WHAT IS ASKED: Tally up the lines where the string "this" appears; reply with the number only.

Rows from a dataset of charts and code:
((

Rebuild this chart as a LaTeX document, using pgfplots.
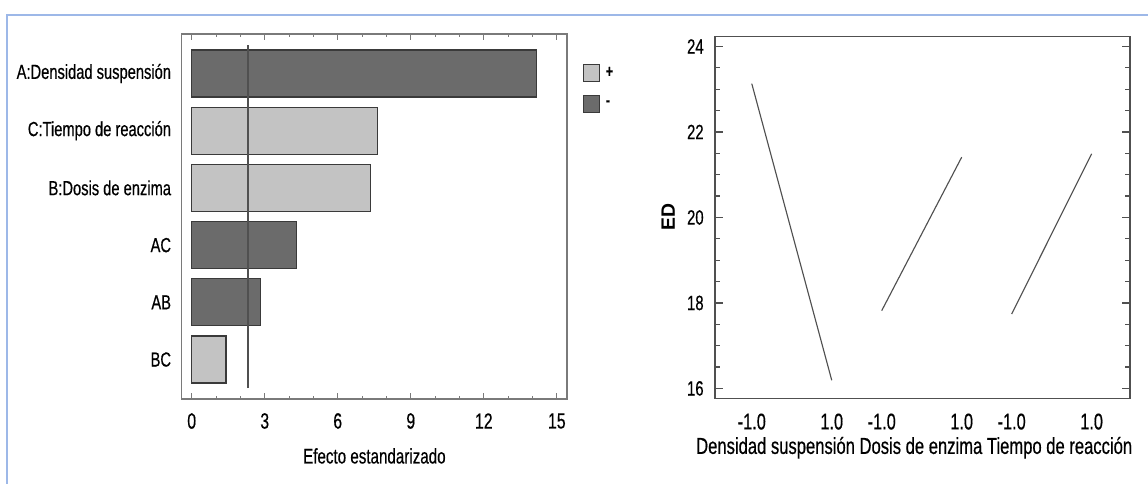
\documentclass[border=0pt]{standalone}
\usepackage{pgfplots}
\pgfplotsset{compat=1.18}
\usepackage{fontspec}
\setmainfont{Liberation Sans}[FakeStretch=0.72, FakeBold=0.5]
\newfontfamily\edfont{Liberation Sans}

\definecolor{darkbar}{HTML}{6B6B6B}
\definecolor{lightbar}{HTML}{C3C3C3}
\definecolor{baredge}{HTML}{3A3A3A}
\definecolor{framegray}{HTML}{7A7A7A}
\definecolor{bluefr}{HTML}{9DB8E8}
\definecolor{linegray}{HTML}{505050}

\begin{document}
\begin{tikzpicture}
\useasboundingbox (0pt,0pt) rectangle (861pt,363pt);
\draw[bluefr, line width=1.5pt] (5.25pt,0pt) -- (5.25pt,351.75pt) -- (861pt,351.75pt);

\begin{axis}[
  at={(136.3pt,63.75pt)}, anchor=south west,
  scale only axis, width=289pt, height=273.75pt,
  xmin=-0.41, xmax=15.42, ymin=-0.69, ymax=5.69,
  xtick={0,3,...,15}, minor x tick num=2, tick align=inside,
  ytick={0,...,5},
  yticklabels={BC,AB,AC,B:Dosis de enzima,C:Tiempo de reacción,A:Densidad suspensión},
  y tick style={draw=none},
  x tick style={framegray, line width=0.8pt},
  major tick length=4.5pt, minor tick length=2.2pt,
  axis line style={framegray, line width=0.9pt},
  /pgf/number format/assume math mode=true,
  xticklabel style={font=\fontsize{16.5}{18}\selectfont, anchor=center, yshift=-16.5pt},
  yticklabel style={font=\fontsize{15.3}{17}\selectfont, anchor=east, xshift=-4.5pt},
  xlabel={Efecto estandarizado},
  xlabel style={font=\fontsize{15.8}{18}\selectfont, at={(axis description cs:0.5,-0.156)}, anchor=center},
  legend style={at={(axis description cs:1.0415,0.918)}, anchor=north west, draw=none, fill=none,
    font=\fontsize{13}{14}\selectfont\bfseries, row sep=10pt, inner sep=0pt},
  legend cell align=left,
  legend image code/.code={\draw[#1,line width=0.7pt] (0pt,-6.3pt) rectangle (12pt,6.3pt);},
]
\addplot[xbar, bar width=0.82, bar shift=0pt, fill=lightbar, draw=baredge, line width=0.9pt]
  coordinates {(7.62,4) (7.36,3) (1.41,0)};
\addplot[xbar, bar width=0.82, bar shift=0pt, fill=darkbar, draw=baredge, line width=0.9pt]
  coordinates {(14.18,5) (4.32,2) (2.84,1)};
\addplot[linegray, line width=1pt, forget plot] coordinates {(2.306,-0.5) (2.306,5.5)};
\legend{\,+,\,-}
\end{axis}

\begin{axis}[
  at={(536.25pt,64.3pt)}, anchor=south west,
  scale only axis, width=311.25pt, height=271.2pt,
  xmin=-1.92, xmax=8.46, ymin=15.77, ymax=24.23,
  xtick={-1,1,2.25,4.25,5.5,7.5},
  xticklabels={-1.0,1.0,-1.0,1.0,-1.0,1.0},
  x tick style={draw=none},
  ytick={16,18,...,24}, minor y tick num=3, tick align=inside,
  y tick style={linegray, line width=0.9pt},
  major tick length=6pt, minor tick length=3.75pt,
  axis line style={linegray, line width=0.9pt},
  /pgf/number format/assume math mode=true,
  xticklabel style={font=\fontsize{17}{18}\selectfont, anchor=center, yshift=-17.5pt},
  yticklabel style={font=\fontsize{15.5}{17}\selectfont, anchor=east, xshift=-5pt},
  xlabel={Densidad suspensión Dosis de enzima Tiempo de reacción},
  xlabel style={font=\fontsize{17.3}{18}\selectfont, at={(axis description cs:0.48,-0.137)}, anchor=center},
  ylabel={\edfont\bfseries ED},
  ylabel style={font=\fontsize{14.5}{16}\selectfont, at={(axis description cs:-0.113,0.5)}, anchor=center, rotate=0},
]
\addplot[linegray, line width=0.85pt] coordinates {(-1,23.13) (1,16.19)};
\addplot[linegray, line width=0.85pt] coordinates {(2.25,17.82) (4.25,21.41)};
\addplot[linegray, line width=0.85pt] coordinates {(5.5,17.74) (7.5,21.49)};
\end{axis}
\end{tikzpicture}
\end{document}
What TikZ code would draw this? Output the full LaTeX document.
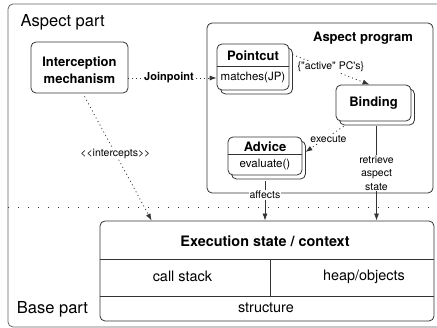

))

EXPECTED OUTPUT: 2